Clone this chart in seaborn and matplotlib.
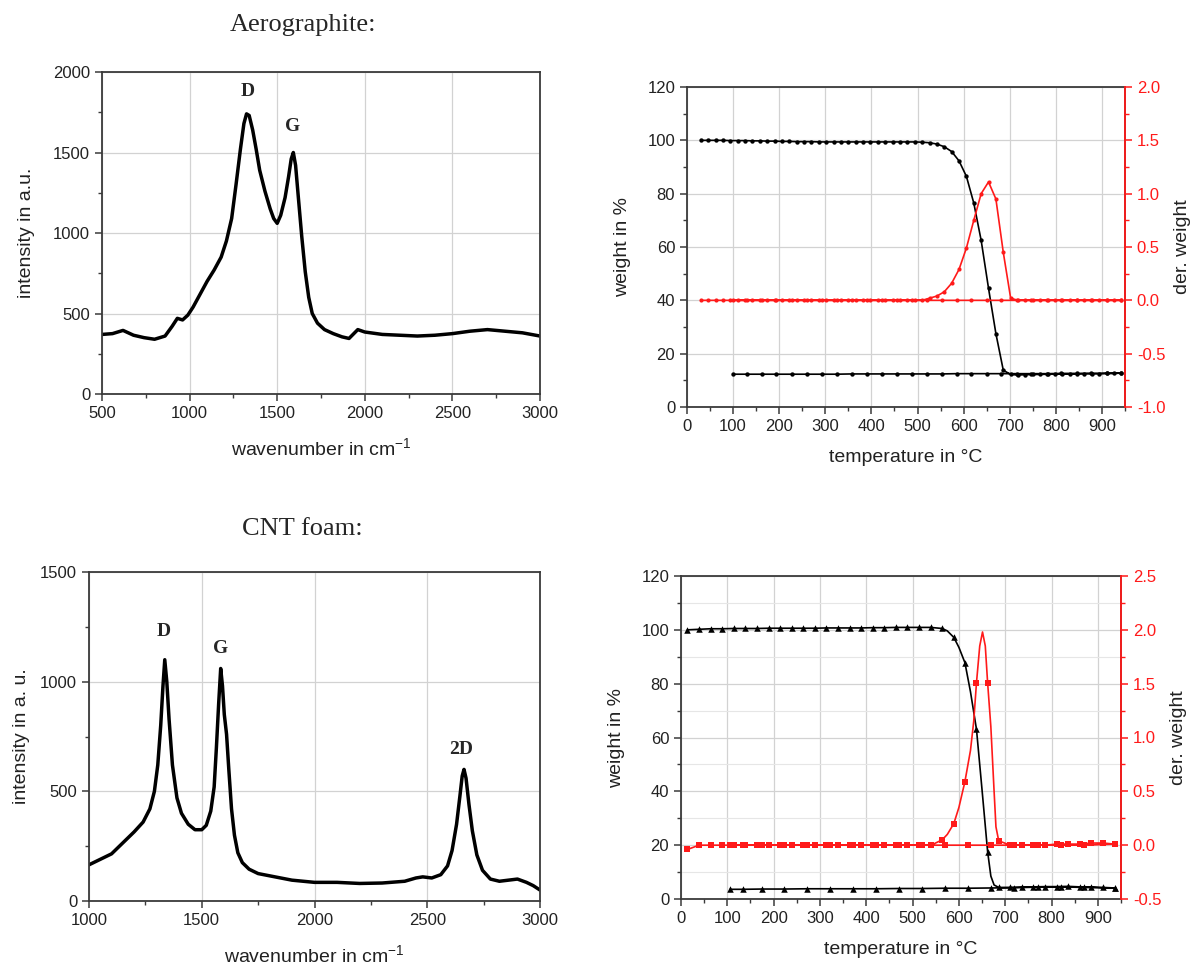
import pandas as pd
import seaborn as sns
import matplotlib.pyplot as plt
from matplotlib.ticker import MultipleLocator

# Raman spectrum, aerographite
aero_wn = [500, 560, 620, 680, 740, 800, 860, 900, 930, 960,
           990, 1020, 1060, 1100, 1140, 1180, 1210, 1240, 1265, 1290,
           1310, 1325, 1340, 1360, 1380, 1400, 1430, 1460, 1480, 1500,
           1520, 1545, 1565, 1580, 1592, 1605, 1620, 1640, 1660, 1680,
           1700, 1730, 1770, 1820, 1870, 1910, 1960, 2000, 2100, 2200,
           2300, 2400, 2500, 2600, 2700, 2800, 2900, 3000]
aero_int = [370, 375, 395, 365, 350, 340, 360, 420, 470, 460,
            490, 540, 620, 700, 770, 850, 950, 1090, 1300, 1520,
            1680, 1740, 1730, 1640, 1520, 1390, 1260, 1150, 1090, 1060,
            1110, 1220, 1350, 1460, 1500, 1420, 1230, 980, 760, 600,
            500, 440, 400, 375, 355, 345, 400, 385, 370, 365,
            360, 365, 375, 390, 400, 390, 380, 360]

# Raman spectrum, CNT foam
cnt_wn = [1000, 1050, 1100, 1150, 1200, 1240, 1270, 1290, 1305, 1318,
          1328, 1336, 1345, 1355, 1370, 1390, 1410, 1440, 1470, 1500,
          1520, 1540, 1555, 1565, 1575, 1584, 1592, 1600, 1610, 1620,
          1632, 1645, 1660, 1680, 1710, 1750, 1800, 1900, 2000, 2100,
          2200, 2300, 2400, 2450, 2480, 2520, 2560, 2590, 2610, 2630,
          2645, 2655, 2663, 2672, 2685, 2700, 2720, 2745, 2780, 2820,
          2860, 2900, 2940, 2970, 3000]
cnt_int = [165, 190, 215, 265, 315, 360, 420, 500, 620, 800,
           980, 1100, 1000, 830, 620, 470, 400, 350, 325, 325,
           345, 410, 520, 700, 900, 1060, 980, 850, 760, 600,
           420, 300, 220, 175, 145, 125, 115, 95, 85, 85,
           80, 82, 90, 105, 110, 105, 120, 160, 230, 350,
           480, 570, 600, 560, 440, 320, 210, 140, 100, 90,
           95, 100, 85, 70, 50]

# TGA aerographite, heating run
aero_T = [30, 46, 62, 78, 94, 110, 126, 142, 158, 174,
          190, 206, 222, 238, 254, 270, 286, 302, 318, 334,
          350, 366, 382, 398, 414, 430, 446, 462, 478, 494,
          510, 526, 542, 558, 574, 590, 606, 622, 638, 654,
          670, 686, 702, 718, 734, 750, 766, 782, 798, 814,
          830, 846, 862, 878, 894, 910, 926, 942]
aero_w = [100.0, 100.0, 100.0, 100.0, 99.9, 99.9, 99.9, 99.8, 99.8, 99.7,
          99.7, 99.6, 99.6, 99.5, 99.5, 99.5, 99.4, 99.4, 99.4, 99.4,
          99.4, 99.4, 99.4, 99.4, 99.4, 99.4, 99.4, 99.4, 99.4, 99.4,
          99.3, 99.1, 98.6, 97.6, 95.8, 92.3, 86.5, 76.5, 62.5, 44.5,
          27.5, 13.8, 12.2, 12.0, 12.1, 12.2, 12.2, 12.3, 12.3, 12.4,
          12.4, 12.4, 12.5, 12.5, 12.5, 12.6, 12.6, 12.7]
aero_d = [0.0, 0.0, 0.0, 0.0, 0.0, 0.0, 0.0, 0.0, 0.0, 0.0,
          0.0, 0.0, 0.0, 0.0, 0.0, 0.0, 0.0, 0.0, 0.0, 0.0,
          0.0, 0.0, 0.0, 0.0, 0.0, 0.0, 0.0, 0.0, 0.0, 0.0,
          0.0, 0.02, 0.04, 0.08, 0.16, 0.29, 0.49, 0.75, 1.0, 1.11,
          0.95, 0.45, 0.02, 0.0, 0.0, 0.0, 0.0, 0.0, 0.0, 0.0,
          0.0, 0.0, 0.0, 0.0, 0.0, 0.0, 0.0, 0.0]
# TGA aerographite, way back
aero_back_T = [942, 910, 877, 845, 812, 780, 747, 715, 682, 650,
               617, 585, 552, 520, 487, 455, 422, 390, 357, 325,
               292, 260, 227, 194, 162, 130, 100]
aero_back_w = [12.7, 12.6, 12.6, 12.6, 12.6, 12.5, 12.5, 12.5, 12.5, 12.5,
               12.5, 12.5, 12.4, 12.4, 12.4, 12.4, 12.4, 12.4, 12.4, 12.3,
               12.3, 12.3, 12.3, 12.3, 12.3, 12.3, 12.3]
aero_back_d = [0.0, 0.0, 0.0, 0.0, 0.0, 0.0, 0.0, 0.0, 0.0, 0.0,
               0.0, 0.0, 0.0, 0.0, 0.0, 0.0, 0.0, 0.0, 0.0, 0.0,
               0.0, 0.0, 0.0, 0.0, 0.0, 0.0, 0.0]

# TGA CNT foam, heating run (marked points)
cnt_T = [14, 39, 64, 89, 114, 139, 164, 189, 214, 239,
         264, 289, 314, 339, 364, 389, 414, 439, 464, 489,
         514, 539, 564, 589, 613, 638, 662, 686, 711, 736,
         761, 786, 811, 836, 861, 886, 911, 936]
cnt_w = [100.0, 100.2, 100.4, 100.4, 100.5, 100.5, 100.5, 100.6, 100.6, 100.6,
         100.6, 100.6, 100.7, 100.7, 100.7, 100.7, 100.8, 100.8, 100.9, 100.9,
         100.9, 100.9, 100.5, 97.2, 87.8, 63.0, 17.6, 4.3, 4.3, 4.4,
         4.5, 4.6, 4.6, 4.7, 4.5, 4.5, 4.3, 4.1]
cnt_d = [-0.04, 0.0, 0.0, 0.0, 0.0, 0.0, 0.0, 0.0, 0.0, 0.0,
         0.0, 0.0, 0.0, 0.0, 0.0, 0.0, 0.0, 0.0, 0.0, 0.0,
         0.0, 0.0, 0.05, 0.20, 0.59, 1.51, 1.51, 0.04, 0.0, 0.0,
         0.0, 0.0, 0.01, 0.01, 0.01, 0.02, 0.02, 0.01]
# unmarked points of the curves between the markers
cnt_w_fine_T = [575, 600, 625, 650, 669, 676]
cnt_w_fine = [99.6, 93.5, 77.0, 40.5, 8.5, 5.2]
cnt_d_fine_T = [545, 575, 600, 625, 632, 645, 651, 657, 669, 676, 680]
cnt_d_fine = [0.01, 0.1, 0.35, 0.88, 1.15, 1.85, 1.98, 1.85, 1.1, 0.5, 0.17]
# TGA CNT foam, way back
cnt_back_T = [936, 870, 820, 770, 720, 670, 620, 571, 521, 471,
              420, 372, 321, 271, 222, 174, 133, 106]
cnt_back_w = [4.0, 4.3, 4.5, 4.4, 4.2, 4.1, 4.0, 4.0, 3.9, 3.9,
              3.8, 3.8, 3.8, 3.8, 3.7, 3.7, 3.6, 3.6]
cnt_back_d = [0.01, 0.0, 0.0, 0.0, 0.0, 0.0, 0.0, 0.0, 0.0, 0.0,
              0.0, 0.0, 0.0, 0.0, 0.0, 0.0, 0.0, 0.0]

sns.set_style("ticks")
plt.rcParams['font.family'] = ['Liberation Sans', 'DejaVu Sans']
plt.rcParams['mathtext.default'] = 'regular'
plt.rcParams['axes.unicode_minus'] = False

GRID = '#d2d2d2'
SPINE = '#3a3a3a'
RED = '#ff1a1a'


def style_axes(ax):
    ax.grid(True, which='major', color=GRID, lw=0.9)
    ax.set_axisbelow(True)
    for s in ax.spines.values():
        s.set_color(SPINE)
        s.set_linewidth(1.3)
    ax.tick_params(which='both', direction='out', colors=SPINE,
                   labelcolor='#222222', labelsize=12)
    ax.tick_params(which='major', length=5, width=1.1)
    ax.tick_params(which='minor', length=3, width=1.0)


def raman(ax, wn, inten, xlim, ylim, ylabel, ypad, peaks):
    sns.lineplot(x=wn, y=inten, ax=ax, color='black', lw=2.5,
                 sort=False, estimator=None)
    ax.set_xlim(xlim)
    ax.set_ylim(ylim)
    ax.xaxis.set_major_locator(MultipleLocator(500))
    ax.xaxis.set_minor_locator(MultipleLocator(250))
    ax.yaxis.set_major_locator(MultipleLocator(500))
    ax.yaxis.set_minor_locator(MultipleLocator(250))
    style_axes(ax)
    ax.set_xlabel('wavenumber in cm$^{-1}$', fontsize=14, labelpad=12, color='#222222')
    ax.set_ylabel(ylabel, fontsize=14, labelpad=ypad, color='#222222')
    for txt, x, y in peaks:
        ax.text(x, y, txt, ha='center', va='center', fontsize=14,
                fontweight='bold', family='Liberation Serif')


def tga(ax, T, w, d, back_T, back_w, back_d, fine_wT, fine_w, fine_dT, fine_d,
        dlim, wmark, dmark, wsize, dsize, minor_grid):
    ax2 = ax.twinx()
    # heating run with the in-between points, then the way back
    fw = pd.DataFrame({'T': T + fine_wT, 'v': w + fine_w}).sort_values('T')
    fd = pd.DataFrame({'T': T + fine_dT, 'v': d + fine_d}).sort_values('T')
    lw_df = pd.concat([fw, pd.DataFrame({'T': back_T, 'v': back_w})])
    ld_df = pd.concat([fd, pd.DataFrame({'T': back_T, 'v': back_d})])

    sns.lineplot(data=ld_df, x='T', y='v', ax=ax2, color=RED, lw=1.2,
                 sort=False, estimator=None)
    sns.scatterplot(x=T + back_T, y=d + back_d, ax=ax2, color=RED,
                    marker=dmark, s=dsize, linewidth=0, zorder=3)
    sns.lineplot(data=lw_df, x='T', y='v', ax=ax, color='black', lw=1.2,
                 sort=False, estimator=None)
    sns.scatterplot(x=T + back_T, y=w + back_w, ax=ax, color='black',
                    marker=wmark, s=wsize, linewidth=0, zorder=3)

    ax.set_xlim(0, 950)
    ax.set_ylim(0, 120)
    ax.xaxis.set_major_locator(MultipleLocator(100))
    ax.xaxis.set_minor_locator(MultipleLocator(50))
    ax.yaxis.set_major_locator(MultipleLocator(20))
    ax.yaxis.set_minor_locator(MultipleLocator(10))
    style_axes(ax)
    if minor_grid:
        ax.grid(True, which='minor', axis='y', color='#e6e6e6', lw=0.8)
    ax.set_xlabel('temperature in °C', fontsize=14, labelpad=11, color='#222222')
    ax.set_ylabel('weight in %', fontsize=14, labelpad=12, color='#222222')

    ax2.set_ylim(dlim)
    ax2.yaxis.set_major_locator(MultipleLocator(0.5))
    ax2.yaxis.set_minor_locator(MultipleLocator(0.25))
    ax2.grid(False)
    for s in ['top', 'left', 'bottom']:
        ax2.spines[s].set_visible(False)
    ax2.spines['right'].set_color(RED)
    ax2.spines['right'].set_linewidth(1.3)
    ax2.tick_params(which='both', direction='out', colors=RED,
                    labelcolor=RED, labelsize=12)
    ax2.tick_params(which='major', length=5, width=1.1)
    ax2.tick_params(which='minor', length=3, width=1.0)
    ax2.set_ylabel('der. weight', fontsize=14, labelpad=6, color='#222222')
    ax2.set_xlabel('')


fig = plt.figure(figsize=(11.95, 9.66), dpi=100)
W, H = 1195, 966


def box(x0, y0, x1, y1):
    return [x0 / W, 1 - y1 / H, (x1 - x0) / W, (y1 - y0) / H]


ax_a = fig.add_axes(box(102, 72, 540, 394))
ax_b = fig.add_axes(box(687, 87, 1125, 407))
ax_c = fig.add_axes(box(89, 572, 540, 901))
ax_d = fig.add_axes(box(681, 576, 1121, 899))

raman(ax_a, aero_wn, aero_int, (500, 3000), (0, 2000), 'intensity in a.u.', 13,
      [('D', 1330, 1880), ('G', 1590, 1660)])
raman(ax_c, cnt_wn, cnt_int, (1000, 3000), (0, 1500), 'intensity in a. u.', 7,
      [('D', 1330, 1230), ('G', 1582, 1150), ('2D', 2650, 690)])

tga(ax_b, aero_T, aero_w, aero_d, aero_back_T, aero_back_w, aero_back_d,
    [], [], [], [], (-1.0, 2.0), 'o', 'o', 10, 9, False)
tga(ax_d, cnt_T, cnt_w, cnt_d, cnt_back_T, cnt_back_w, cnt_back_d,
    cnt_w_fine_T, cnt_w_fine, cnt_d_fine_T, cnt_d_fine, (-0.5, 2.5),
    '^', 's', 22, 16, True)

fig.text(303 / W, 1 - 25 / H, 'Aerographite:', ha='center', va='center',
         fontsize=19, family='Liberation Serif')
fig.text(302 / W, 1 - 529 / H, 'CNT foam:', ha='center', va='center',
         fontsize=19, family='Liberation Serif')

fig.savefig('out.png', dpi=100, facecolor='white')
——
◆ Directive ◆
Your task is to pick out every line with the string "matplotlib" and copy it.

◆ Response for this exercise ◆
Clone this chart in seaborn and matplotlib.
import matplotlib.pyplot as plt
from matplotlib.ticker import MultipleLocator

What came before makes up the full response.